Written by Matt Aslett | Sep 17, 2024 10:00:00 AM

The final of the men’s 100 meters at the Paris Olympics this summer was a reminder that being successful requires not just being fast but performing at the right time. Being fast is obviously a prerequisite for participating in an Olympic 100-meter final, and all the competitors finished the race in under 10 seconds, with just 0.12 seconds separating the first man from the last. While all the athletes were fast, what separated the winner of the gold medal—USA’s Noah Lyles—was execution. He was in last place at 50 meters, but as others were slowing down in the second half of the race, Lyles was accelerating towards the finish line. Lyles was not even the first person to cross the finish line, but since athletics measures at the torso rather than at the toes, Lyles’ lean for the line secured him victory. Execution at speed was the difference between being an Olympic 100-meter finalist and the Olympic 100-meter champion.

There is a lesson to be learned for enterprises as they strive to make use of analytics and data to out-compete their rivals. Just as all 100-meter runners are fast, all enterprises strive to be data-driven. Making decisions based on data is not enough to be successful, however. The winners are those that can process and act upon data at the speed of business. This is easier said than done, given the overwhelming historical reliance on batch data processing. As I have previously stated, the execution of business events has always occurred in real time. Batch data processing is an artificial construct driven by the limitations of traditional data processing capabilities that require enterprises to process data minutes, hours or even days after an event. Processing and acting on data at the speed of business necessitates a change of approach by enterprises to make real-time data processing a central component of their analytics and data strategy, rather than an exception.

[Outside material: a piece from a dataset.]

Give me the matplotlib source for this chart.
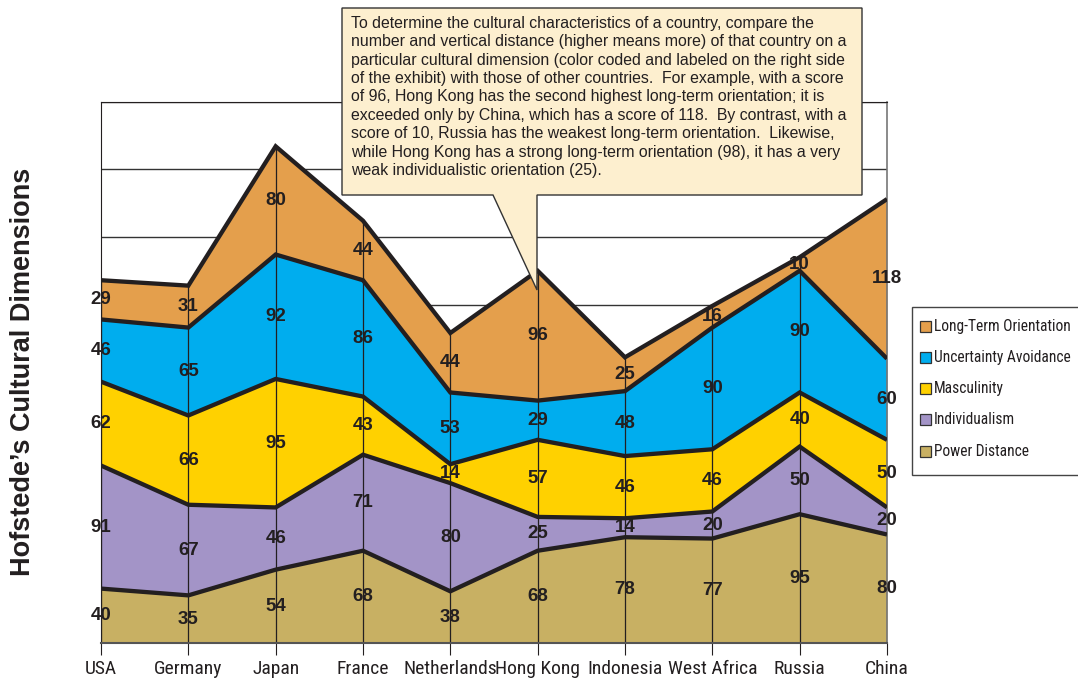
import matplotlib
matplotlib.use("Agg")
import matplotlib.pyplot as plt
import numpy as np
from matplotlib.patches import Polygon, Rectangle

# Hofstede scores by country
countries = ["USA", "Germany", "Japan", "France", "Netherlands",
             "Hong Kong", "Indonesia", "West Africa", "Russia", "China"]
power_distance = [40, 35, 54, 68, 38, 68, 78, 77, 95, 80]
individualism = [91, 67, 46, 71, 80, 25, 14, 20, 50, 20]
masculinity = [62, 66, 95, 43, 14, 57, 46, 46, 40, 50]
uncertainty_avoidance = [46, 65, 92, 86, 53, 29, 48, 90, 90, 60]
long_term_orientation = [29, 31, 80, 44, 44, 96, 25, 16, 10, 118]

dimension_names = ["Power Distance", "Individualism", "Masculinity",
                   "Uncertainty Avoidance", "Long-Term Orientation"]
dimension_colors = ["#C8B063", "#A394C7", "#FFD100", "#00ADEE", "#E49F4C"]

note_lines = [
    "To determine the cultural characteristics of a country, compare the",
    "number and vertical distance (higher means more) of that country on a",
    "particular cultural dimension (color coded and labeled on the right side",
    "of the exhibit) with those of other countries.  For example, with a score",
    "of 96, Hong Kong has the second highest long-term orientation; it is",
    "exceeded only by China, which has a score of 118.  By contrast, with a",
    "score of 10, Russia has the weakest long-term orientation.  Likewise,",
    "while Hong Kong has a strong long-term orientation (98), it has a very",
    "weak individualistic orientation (25).",
]

INK = "#231F20"
SANS = ["Liberation Sans", "DejaVu Sans"]
NARROW = ["Roboto Condensed", "Archivo Narrow", "PT Sans Narrow",
          "Liberation Sans", "DejaVu Sans"]

W, H = 1078, 682
fig = plt.figure(figsize=(W / 100, H / 100), dpi=100)


def fx(px):
    return px / W


def fy(py):
    return 1 - py / H


ax = fig.add_axes([fx(101), fy(642.7), (887 - 101) / W, (642.7 - 101.7) / H])

x = np.arange(len(countries))
layers = np.array([power_distance, individualism, masculinity,
                   uncertainty_avoidance, long_term_orientation], dtype=float)
tops = np.cumsum(layers, axis=0)
bottoms = np.vstack([np.zeros(len(x)), tops[:-1]])

# stacked bands
for i in range(len(layers)):
    ax.fill_between(x, bottoms[i], tops[i], color=dimension_colors[i],
                    lw=0, zorder=2)

# thin country guides up to the top of the stack
ax.vlines(x, 0, tops[-1], colors=INK, lw=0.9, zorder=2.5)

# heavy outlines between bands
for i in range(len(layers)):
    ax.plot(x, tops[i], color=INK, lw=3.1, solid_joinstyle="miter",
            solid_capstyle="butt", zorder=3)

# value labels centred in each band
for i in range(len(layers)):
    for j in range(len(x)):
        ax.text(x[j], (bottoms[i, j] + tops[i, j]) / 2, f"{int(layers[i, j])}",
                ha="center", va="center", fontsize=13.5, fontweight="bold",
                color=INK, family=SANS, zorder=5)

ax.set_xlim(0, len(x) - 1)
ax.set_ylim(0, 400)
ax.set_yticks(np.arange(0, 401, 50))
ax.yaxis.grid(True, color="#333333", lw=1.0)
ax.set_axisbelow(True)
ax.tick_params(axis="y", which="major", length=0, labelleft=False)
ax.set_yticks([0], minor=True)
ax.tick_params(axis="y", which="minor", length=8.6, width=1.5,
               color="#555555", direction="out", labelleft=False)

ax.set_xticks(x)
ax.set_xticklabels(countries, family=NARROW, fontsize=14, color=INK)
ax.tick_params(axis="x", length=8.6, width=0.8, color=INK, pad=3.5,
               direction="out")

ax.spines["bottom"].set_color("#555555")
ax.spines["bottom"].set_linewidth(1.5)
ax.spines["left"].set_color(INK)
ax.spines["left"].set_linewidth(0.8)
ax.spines["top"].set_color(INK)
ax.spines["top"].set_linewidth(0.8)
ax.spines["right"].set_color("#777777")
ax.spines["right"].set_linewidth(1.2)

fig.text(fx(23), fy(372), "Hofstede\u2019s Cultural Dimensions", rotation=90,
         ha="center", va="center", fontsize=19.5, fontweight="bold",
         color=INK, family=SANS)

# callout box with its pointer towards Hong Kong
callout = [(342, 8), (862, 8), (862, 195), (537, 195), (537, 290),
           (493, 195), (342, 195)]
fig.add_artist(Polygon([(fx(a), fy(b)) for a, b in callout], closed=True,
                       transform=fig.transFigure, facecolor="#FDEFCF",
                       edgecolor="#333333", lw=1.0, zorder=10))
fig.text(fx(351), fy(16), "\n".join(note_lines), ha="left", va="top",
         fontsize=11.4, linespacing=1.28, color=INK, family=SANS, zorder=11)

# legend panel
fig.add_artist(Rectangle((fx(912), fy(475)), fx(1090) - fx(912),
                         fy(307) - fy(475), transform=fig.transFigure,
                         facecolor="white", edgecolor="#444444", lw=1.0,
                         zorder=10))
row0, row_step = 326, 31.3
for k, idx in enumerate(reversed(range(len(dimension_names)))):
    cy = row0 + k * row_step
    fig.add_artist(Rectangle((fx(920), fy(cy + 5.5)), 11 / W, 11 / H,
                             transform=fig.transFigure,
                             facecolor=dimension_colors[idx],
                             edgecolor="#333333", lw=0.9, zorder=11))
    fig.text(fx(934), fy(cy), dimension_names[idx], ha="left", va="center",
             fontsize=11.2, color=INK, family=NARROW, zorder=11)

fig.savefig("out.png", dpi=100)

Streaming and events focuses on the uninterrupted management, processing and analysis of data generated by applications, systems and devices on a continuous basis. The processing of business events in real time has been adopted as a standard approach to data processing in industry segments with high-performance, real-time requirements such as financial services and telecommunications. In many other industries, however, the reliance on batch data processing is so entrenched that streaming and events has primarily been seen as a niche requirement, separate from the primary focus on batch processing of data at rest. Less than one-quarter (22%) of enterprises participating in our Analytics and Data Benchmark Research are currently analyzing data in real time.

Enterprises that fail to process and analyze data in real time run the risk of failing to operate at the pace of the real world. The pressure on enterprises to improve their ability to process and analyze data in real time is being exacerbated by increased demand for intelligent operational applications infused with the results of analytic processes, such as personalization and artificial intelligence (AI)-driven recommendations. AI-driven intelligent applications require a new approach to data processing that enables real-time performance of machine learning (ML) on operational data to deliver instant, relevant information for accelerated decision-making. As demand for real-time interactive applications becomes more pervasive, the processing of streaming and events is becoming a more mainstream pursuit, aided by the proliferation of streaming and event technologies, which have lowered the cost and technical barriers to developing new applications that take advantage of data in motion.

Fortunately, for enterprises that are yet to embrace streaming and events, the core enabling technologies are mature and readily available. The fundamental enabler of an event-driven architecture is the event broker, which is responsible for handling the communication of messages between applications and systems. Messages can be published sequentially, in the form of message queues, or as a stream: a continuous flow of event messages. A network of event brokers, in combination with event-management software for discovering, cataloging, governing and securing events and event-driven applications, can enable enterprises to act on the event data as it is generated through streaming integration (including aggregation, transformation, enrichment and ingestion of event streams) and streaming analytics, which uses compute engines to analyze streams of event data to deliver actionable insight in real time.

Processing and analyzing event data in isolation is valuable. As I have previously stated, however, success with streaming data relies on the holistic management and governance of data in motion and data at rest. In recent years, we have seen the emergence of streaming databases designed to provide a single environment for continually processing streams of event data using SQL queries and real-time materialized views. At the same time, we have also seen streaming and event specialist providers improve their capabilities for the persistence of event data in a data warehouse, data lake or cloud storage for batch processing of historical event data. I assert that by 2026, more than three-quarters of enterprises’ standard information architectures will include streaming data and event processing, allowing enterprises to be more responsive and provide better customer experiences. As more enterprises adopt event-driven architecture, the addition of capabilities for the persistence and processing of historical event data increases the potential for streaming and event specialists to stake a claim to be considered an enterprise’s primary data platform provider, rather than being utilized for a limited set of use cases.

Accelerating this potential is the rise of AI-driven operational and analytic applications. Providing real-time interactivity is table stakes for operational applications. Enterprises can differentiate user experiences with real-time, AI-driven functionality. Doing so requires AI models to have access to up-to-date data via streams of events as they are generated in real time, as well as the ability to incorporate model inferencing into streaming analytics pipelines. Enterprises with an over-reliance on batch data processing will not be able to match those that are able to harness real-time data as it is generated. The ability to execute at the speed of business by processing and acting on events as they occur will be the difference between competing and winning with analytics and data. I recommend that enterprises evaluating their current and future data architecture requirements consider streaming and event technologies alongside more traditional batch-oriented data platforms to provide a holistic view of all data, in motion and at rest.